Within hours of her birth I held all 7lbs. 14ozs. of new life in my arms and wondered if she’ll live to a hundred. What will she experience, what will she see in a future I can’t even imagine. What will she become, how mindful will she be of this precious world we live in. That I live long enough for her to remember how much she is loved by me, and how I so looked forward to her being a part of our lives, tugs at my heart.

The profundity of loving a grandchild is, I think, based on the lack of time we get to share with them. Time to learn their hopes and dreams and time to help steer their life’s voyage towards fulfilling ports and prophecies is fleeting.

I was a lucky baby, my grandparents were a part of my life until my own children were born. The wisdom and influence of those old folks, who were younger than I am now, was tremendous. At home, I was the much-loved daughter of two people struggling just like everybody else to survive and thrive. At my grandparents, I was simply adored.

At home I was on a diet, at Nana’s the candy jar was on the coffee table and always full. Funny how knowing I could reach in and take candy anytime I wanted, meant I seldom did. At home, we had structure, had to be with two parents working in a time when mothers often stayed home. At Nana’s structure was based on five words: “Be a kid, have fun.” At home, yelling; at Nana’s, discussion. At home questions; at Nana’s feelings.

I was never punished by my grandparents, never yelled at by them. My behavior was based on the credo that I could be me, and consequences were drawn on the belief that if I misbehaved it was because I was simply a kid, unless I did something really wrong, which I never did. At their houses I could be who I was, not what my parents thought was best for me to be. Everyone in our immediate family, and in our village of extended family, friends and community set the right boundaries and offered unending opportunity. From Donna Reed to Gloria Steinem, was a great and exciting time for a young girl to grow up.

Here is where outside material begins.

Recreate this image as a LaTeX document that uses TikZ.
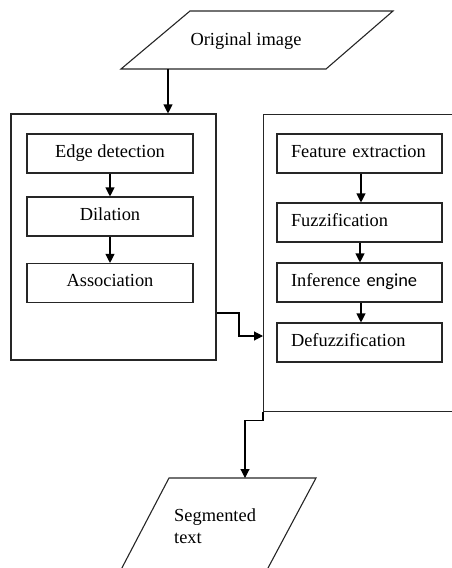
\documentclass[tikz,border=0pt]{standalone}
\usepackage{fontspec}
\setmainfont{Liberation Serif}
\newfontfamily\calib{Carlito}
\usetikzlibrary{arrows.meta,calc}
\begin{document}
\begin{tikzpicture}[x=1pt,y=-1pt,
  line/.style={draw=black!85, line width=1.1pt},
  arr/.style={draw=black, line width=1.1pt, -{Triangle[length=9pt,width=9pt]}},
  txt/.style={font=\fontsize{18.4}{22}\selectfont, inner sep=0pt},
  lbox/.style={line, minimum width=166pt, minimum height=39pt, inner sep=0pt,
    text height=12pt, text depth=5pt, font=\fontsize{18.4}{22}\selectfont},
  rbox/.style={line, minimum height=39pt, text width=137pt, inner xsep=14pt, inner ysep=0pt,
    align=left, text height=12pt, text depth=5pt, font=\fontsize{18.4}{22}\selectfont},
  container/.style={line, inner sep=0pt}]
\useasboundingbox (0,0) rectangle (451,568);

% input parallelogram
\coordinate (p1) at (190,11);
\coordinate (p2) at (393,11);
\coordinate (p3) at (326,69);
\coordinate (p4) at (121,69);
\draw[line] (p1) -- (p2) -- (p3) -- (p4) -- cycle;
\node[txt] (orig) at (246,41) {Original image};
\coordinate (o1) at (168,69);

% left container
\node[container, minimum width=205pt, minimum height=246pt] (L) at (113.5,237) {};
\node[lbox] (ed) at (110,153.5) {Edge detection};
\node[lbox] (dil) at (110,216.5) {Dilation};
\node[lbox] (as) at (110,283) {Association};

% right container (open to the right)
\node[container, minimum width=230pt, minimum height=297pt, anchor=north west] (R) at (263,114) {};
\node[rbox] (fe) at (359.5,153.5) {Feature extraction};
\node[rbox] (fz) at (359.5,222.5) {Fuzzification};
\node[rbox] (ie) at (359.5,282.5) {Inference {\calib engine}};
\node[rbox] (df) at (359.5,342.5) {Defuzzification};

% output parallelogram
\coordinate (q1) at (169,478);
\coordinate (q2) at (316,478);
\coordinate (q3) at (261.6,580);
\coordinate (q4) at (115.6,580);
\draw[line] (q4) -- (q1) -- (q2) -- (q3);
\node[txt, align=left, anchor=west] (seg) at (174,526) {Segmented\\text};
\coordinate (s1) at (245,478);

% connectors
\draw[arr] (o1) -- (o1 |- L.north);
\draw[arr] (ed) -- (dil);
\draw[arr] (dil) -- (as);
\draw[arr] ([xshift=1.5]fe.south) -- ([xshift=1.5]fz.north);
\draw[arr] ([xshift=0.5]fz.south) -- ([xshift=0.5]ie.north);
\draw[arr] ([xshift=1.5]ie.south) -- ([xshift=1.5]df.north);
\coordinate (j1) at (239,313);
\coordinate (j2) at (239,336);
\draw[arr] (j1 -| L.east) -- (j1) -- (j2) -- (j2 -| R.west);
\draw[arr] (R.south west) -- ++(0,8) -| (s1);
\end{tikzpicture}
\end{document}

In the very scary world of today I am hoping and praying this new little girl will be able to sail through life with the wind of all of us at her back, pushing just enough for her journey to be fun, exciting and filled with the kind of enrichments which grow a good person. Our new little bundle of joy, and her toddler cousin, sustain the continued hope that this time, again, we got it right.
Welcome Penelope May Dubreuil. My Sweet P. The world awaits you.